Jabeur, who also plays soccer, thanked fan for supporting and cheering her on.
“Thanks you everyone who supported me since day one of this journey: my parents, my husband, my coach and my team. Without you, this would not have been possible at all. I love you all so much. I hope to have inspired Tunisia, the African continent and the Arab world throughtout my Wimbledon journey. I ‘ll be back on Centre Court. Keep dreaming young girls,” she posted on twitter after the game.
In responses, fans hailed her excellent consistent game and iconic drop shots.
“Congratulations from Salt Lake City, UT. My 18 year old daughter and I watched you and Elena Rybakina battle it out and it was such an inspiration to learn about you and the journey you’ve taken to get this far. You’ve got two new fans in America, wishing you the best!,” a fan posted.
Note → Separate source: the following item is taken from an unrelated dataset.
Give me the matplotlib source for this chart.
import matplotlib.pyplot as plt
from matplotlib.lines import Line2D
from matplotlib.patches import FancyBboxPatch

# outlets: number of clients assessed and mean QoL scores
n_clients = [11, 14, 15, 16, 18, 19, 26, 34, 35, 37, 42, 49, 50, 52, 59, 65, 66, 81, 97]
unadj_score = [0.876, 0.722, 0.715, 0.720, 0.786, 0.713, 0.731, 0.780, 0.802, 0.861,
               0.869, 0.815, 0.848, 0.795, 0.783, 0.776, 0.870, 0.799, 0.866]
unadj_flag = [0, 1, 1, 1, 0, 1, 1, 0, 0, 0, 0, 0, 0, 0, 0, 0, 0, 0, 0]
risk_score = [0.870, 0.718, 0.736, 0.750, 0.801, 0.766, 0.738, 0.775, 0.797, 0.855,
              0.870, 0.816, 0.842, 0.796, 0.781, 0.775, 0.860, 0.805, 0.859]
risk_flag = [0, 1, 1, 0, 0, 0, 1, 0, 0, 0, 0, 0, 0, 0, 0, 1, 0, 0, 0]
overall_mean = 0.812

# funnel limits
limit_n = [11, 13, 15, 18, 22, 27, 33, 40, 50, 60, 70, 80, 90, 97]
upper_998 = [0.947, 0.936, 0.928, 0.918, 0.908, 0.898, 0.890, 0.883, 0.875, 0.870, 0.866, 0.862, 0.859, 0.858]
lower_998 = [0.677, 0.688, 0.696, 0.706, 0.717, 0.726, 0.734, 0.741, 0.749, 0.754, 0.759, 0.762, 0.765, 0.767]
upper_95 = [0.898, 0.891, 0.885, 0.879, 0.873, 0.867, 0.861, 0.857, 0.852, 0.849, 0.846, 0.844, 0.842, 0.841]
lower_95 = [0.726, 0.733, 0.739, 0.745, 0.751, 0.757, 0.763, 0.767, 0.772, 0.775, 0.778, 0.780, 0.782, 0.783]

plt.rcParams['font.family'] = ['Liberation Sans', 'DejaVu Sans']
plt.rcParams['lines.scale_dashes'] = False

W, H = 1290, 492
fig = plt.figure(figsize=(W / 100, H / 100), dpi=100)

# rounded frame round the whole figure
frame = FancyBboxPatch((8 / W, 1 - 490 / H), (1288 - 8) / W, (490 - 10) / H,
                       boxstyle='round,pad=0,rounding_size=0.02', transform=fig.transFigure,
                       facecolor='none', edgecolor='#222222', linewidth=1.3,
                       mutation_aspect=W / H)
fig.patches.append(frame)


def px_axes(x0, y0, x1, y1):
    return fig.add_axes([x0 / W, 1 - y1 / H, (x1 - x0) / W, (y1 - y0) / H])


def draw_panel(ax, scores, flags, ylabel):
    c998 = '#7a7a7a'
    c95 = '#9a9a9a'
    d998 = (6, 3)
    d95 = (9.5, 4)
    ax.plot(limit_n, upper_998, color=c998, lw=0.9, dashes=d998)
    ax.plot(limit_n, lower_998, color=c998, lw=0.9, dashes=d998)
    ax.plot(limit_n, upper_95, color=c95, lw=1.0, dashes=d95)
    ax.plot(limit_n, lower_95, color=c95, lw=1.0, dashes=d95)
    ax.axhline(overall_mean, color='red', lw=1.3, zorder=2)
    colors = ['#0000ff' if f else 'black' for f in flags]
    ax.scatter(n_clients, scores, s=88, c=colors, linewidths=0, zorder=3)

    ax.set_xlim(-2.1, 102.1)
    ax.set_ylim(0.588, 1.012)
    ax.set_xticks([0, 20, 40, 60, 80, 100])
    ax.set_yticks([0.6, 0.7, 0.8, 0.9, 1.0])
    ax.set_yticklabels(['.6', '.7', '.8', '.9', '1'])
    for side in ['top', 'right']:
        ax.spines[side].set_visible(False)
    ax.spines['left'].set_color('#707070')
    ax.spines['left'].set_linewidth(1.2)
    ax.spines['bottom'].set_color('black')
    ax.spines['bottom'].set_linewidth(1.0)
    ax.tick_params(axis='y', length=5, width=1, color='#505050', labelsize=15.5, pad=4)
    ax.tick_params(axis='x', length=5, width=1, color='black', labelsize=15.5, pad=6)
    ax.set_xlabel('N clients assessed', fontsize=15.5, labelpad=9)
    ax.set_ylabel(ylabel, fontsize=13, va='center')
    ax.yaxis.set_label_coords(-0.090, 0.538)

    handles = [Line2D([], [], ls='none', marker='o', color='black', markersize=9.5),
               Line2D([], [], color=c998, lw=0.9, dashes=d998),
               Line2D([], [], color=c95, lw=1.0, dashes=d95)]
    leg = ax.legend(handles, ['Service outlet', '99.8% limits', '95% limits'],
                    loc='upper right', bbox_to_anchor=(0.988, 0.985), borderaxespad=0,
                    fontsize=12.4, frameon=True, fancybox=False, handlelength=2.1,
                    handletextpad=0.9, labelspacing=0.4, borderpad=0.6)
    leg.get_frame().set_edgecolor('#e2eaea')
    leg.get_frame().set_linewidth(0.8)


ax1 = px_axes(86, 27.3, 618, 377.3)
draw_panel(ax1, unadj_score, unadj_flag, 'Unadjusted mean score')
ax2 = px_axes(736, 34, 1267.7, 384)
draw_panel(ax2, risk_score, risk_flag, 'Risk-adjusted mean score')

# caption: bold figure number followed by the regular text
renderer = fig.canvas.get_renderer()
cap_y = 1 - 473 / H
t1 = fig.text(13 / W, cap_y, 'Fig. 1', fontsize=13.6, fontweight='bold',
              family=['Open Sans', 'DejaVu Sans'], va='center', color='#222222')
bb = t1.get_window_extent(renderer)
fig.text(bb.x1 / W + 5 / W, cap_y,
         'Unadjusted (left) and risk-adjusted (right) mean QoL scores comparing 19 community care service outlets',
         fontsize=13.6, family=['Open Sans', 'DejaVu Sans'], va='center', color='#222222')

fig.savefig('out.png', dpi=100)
“You have not just inspired Tunisians, Africans and Arabs but inspired a Pakistani as well. Supported you from day one. Best of luck for the upcoming tournament,” a Pakistani woman wrote.
Fans from across the African continent and Arab world where women and girls are often restricted or ban from participating in most sporting activities and where football is both the prominent national past time and professional sports, expressed gratitudes to her for being courageous to step outside of the box to pursue her professional dreams, thereby opening doors for other Africans and Arabs, women and girls, to walk through, while at the same time maintaining a sense of humility and her family values.
“You are such an inspiration to every kid in this region. thank you so much Ons, we love you,” a Arab fan wrote.
“Thanks Ons. You have honoured us with your sporting and moral level. we felt proud and revered. Thank you heroine,” wrote a Tunisian.
“Oueen Jabeur, you have throughly inspired Africa. We are proud that you have open the door. The who continent and beyond thank you your highness,” wrote a fan.
“Thank you for inspiring my daughter and being an amazing role model.”